Dalle spade ai coltelli, dagli scudi ai piatti, dalle lance agli spiedini: ma cosa ha a che fare il cibo con la guerra?
Parecchio a ben vedere, se non altro perché come si sa le guerre sono quasi sempre una faccenda economica, per accaparrarsi mezzi di sussistenza o occupare zone più produttive. In ultima analisi per cibo. Del resto, per ragionare più terra-terra, un legionario non veniva pagato (da cui il termine salario) in sale? E le città assediate non capitolavano per fame?
Abbiamo anche pensato però che se Oscar Wilde sosteneva che di fronte a un piatto avrebbe perdonato persino un parente, allora nessuno poteva continuare a essere nemico di un altro a tavola.

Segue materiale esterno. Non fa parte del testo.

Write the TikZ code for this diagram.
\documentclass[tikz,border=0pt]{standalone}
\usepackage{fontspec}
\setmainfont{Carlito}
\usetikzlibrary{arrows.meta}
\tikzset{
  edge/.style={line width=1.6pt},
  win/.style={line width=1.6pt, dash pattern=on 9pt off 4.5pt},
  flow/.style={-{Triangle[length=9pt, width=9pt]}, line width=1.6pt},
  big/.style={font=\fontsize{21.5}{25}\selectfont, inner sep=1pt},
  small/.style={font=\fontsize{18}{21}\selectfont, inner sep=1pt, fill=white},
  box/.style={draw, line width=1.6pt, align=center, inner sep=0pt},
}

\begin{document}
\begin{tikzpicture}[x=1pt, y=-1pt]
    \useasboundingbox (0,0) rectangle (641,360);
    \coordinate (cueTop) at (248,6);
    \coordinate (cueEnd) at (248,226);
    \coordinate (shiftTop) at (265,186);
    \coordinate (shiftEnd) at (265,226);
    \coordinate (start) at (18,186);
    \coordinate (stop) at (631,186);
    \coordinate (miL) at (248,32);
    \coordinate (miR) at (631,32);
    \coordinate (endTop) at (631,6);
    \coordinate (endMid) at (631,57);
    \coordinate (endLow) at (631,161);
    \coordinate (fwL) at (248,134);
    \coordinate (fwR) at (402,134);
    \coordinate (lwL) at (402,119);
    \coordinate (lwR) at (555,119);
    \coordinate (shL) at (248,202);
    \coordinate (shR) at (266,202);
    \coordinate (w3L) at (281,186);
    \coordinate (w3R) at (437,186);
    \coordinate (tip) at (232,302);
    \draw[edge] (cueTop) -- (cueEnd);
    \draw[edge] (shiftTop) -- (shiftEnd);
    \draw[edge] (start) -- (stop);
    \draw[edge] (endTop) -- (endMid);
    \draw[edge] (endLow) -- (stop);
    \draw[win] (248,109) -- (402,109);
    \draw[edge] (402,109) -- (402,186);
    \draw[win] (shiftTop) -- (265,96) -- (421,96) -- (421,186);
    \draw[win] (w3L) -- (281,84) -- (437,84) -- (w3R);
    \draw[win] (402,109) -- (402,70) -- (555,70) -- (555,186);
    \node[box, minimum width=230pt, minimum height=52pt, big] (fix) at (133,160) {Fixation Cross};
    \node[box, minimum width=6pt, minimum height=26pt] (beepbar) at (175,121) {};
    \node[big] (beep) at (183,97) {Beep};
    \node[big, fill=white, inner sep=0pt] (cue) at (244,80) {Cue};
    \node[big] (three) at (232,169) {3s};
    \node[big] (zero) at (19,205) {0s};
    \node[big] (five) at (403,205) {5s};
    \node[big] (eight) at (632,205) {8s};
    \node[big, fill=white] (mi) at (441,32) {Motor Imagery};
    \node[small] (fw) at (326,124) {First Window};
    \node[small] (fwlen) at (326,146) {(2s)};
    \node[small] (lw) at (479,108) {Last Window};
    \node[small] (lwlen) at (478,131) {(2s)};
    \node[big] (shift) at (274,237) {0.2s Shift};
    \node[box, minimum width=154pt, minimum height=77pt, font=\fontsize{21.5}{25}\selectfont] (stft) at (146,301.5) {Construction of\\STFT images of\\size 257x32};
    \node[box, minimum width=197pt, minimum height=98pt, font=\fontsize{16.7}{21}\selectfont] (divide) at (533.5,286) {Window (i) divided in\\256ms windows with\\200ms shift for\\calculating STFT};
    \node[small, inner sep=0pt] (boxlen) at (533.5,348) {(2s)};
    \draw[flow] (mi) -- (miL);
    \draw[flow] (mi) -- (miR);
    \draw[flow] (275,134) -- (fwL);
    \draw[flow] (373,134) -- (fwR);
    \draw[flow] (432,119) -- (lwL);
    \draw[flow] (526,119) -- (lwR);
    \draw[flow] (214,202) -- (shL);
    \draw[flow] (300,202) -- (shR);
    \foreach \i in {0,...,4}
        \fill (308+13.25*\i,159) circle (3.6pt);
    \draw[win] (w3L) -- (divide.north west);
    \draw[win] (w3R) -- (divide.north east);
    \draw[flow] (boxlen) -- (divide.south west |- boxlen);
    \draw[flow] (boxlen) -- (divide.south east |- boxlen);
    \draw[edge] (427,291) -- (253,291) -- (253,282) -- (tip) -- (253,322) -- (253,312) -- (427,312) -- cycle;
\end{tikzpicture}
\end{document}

Così a ogni incontro, dopo il racconto di una grande battaglia, a tavola metteremo insieme vinti e vincitori, sconfitti e trionfatori, con grandi piatti che li richiamino entrambi e con i profumi e i sapori della terra che ha fatto da scenario al loro scontro.
Grandi piatti e grandi battaglie. Grandi battaglie non tanto perché famose ma perché hanno segnato un’epoca e un tempo. Grandi perché hanno rappresentato molto per chi le ha combattute. Grandi perché hanno fatto emergere i valori più alti e gli istinti più bassi.
Un vero e proprio racconto visto dalla prospettiva limitata del soldato semplice ma anche con considerazioni di natura politica, antefatti, conseguenze e aneddoti presi dalla letteratura dell’epoca, da Tucidide a Polibio, da Giovanni Villani a Isidoro di Kiev.
Una storia così non ve l’hanno mai raccontata.